In a post titled "From Beirut, This is Paris: In a World That Doesn't Care About Arab Lives," a Lebanese doctor named Elie Fares put the issue poignantly:
When my people died, no country bothered to lit up its landmarks in the colors of their flag. Even Facebook didn’t bother with making sure my people were marked safe, trivial as it may be. So here’s your Facebook safety check: we’ve, as of now, survived all of Beirut’s terrorist attacks.
Facebook CEO Mark Zuckerberg addressed the topic in a Facebook post:
"Many people have rightfully asked why we turned on Safety Check for Paris but not for bombings in Beirut and other places," Zuckerberg wrote. "Until yesterday, our policy was only to activate Safety Check for natural disasters. We just changed this and now plan to activate Safety Check for more human disasters going forward as well."
Facebook had enabled the tool only five times since launching it in October 2014, with all previous usage occurring around events like earthquakes and tsunamis.
"Thank you to everyone who has reached out with questions and concerns about this," Zuckerberg continued. "You are right that there are many other important conflicts in the world.
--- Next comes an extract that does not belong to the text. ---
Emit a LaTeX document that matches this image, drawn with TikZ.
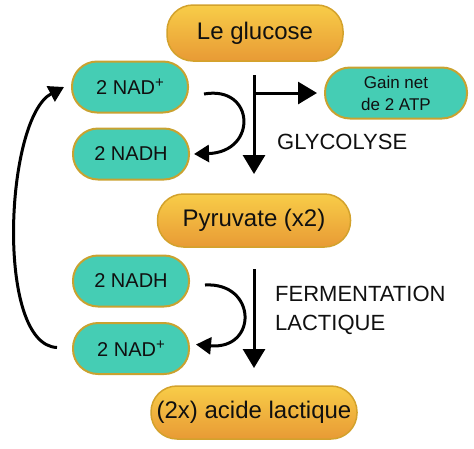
\documentclass[tikz,border=0pt]{standalone}
\usepackage{fontspec}
\setmainfont{Liberation Sans}
\usetikzlibrary{arrows.meta,calc}
\definecolor{ytop}{HTML}{F8CD48}
\definecolor{ybot}{HTML}{E89A35}
\definecolor{yedge}{HTML}{D3A22C}
\definecolor{teal}{HTML}{45CDB4}
\definecolor{tedge}{HTML}{C9A230}
\definecolor{ink}{HTML}{101010}
\tikzset{
  x=1pt, y=-1pt,
  yel/.style={rectangle, rounded corners=26pt, draw=yedge, line width=1.5pt,
    top color=ytop, bottom color=ybot, text=ink, inner sep=0pt,
    font=\fontsize{24}{28}\selectfont},
  grn/.style={rectangle, rounded corners=25pt, draw=tedge, line width=2pt,
    fill=teal, text=ink, inner sep=0pt, minimum width=116pt, minimum height=51pt,
    font=\fontsize{20}{24}\selectfont},
  lbl/.style={text=ink, anchor=west, inner sep=0pt, align=left,
    font=\fontsize{22}{29}\selectfont},
  bigarrow/.style={line width=3pt, -{Triangle[width=22pt,length=19pt]}},
  curvarrow/.style={line width=3pt, -{Triangle[width=17pt,length=15pt]}},
}
\newcommand{\nadp}{2 NAD\raisebox{0.36em}{\fontsize{15}{15}\selectfont +}}
\begin{document}
\begin{tikzpicture}
\useasboundingbox (0,0) rectangle (474,448);
\node[yel, minimum width=176pt, minimum height=56pt] (glu) at (255,33) {Le glucose};
\node[grn, minimum width=142pt, font=\fontsize{17}{22}\selectfont, align=center] (gain) at (396,93) {Gain net\\de 2 ATP};
\node[grn] (nadA) at (130,87) {\nadp};
\node[grn] (nadhA) at (131,154) {2 NADH};
\node[yel, minimum width=193pt, minimum height=53pt] (pyr) at (254,220.5) {Pyruvate (x2)};
\node[grn] (nadhB) at (131,281) {2 NADH};
\node[grn] (nadB) at (131,348.5) {\nadp};
\node[yel, minimum width=206pt, minimum height=53pt] (lac) at (254,412.5) {(2x) acide lactique};
\node[lbl] (gly) at (277,142) {GLYCOLYSE};
\node[lbl] (fer) at (275,310.5) {FERMENTATION\\LACTIQUE};
% glycolysis
\coordinate (g0) at (254,75);
\coordinate (g1) at (254,174);
\coordinate (gb) at (254,93);
\draw[bigarrow] (g0) -- (g1);
\draw[bigarrow] (gb) -- ([xshift=-7pt]gain.west);
% fermentation
\coordinate (f0) at (254,269);
\coordinate (f1) at (254,368);
\draw[bigarrow] (f0) -- (f1);
% curved arrows
\draw[curvarrow] ([xshift=15pt,yshift=-7pt]nadA.east) .. controls (255,85) and (258,152) .. ([xshift=4pt]nadhA.east);
\draw[curvarrow] ([xshift=15pt,yshift=-4pt]nadhB.east) .. controls (257,282) and (258,350) .. ([xshift=6pt,yshift=4pt]nadB.east);
% recycle arrow
\draw[curvarrow] ([xshift=-15pt,yshift=1pt]nadB.west) .. controls (-5,345) and (5,118) .. ([xshift=-7pt]nadA.west);
\end{tikzpicture}
\end{document}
We care about all people equally, and we will work hard to help people suffering in as many of these situations as we can."
Another Facebook exec--VP of user acquisition and retention, Alex Schultz--elaborated on Zuckerberg's point in his own post.
He said that the site would continue to make Safety Check better and more effective.
"During an ongoing crisis, like war or epidemic, Safety Check in its current form is not that useful for people: because there isn't a clear start or end point and, unfortunately, it's impossible to know when someone is truly 'safe,'" he wrote.
The company is still trying to understand how the tool should best be deployed.
"This activation will change our policy around Safety Check and when we activate it for other serious and tragic incidents in the future," he said. "We want this tool to be available whenever and wherever it can help."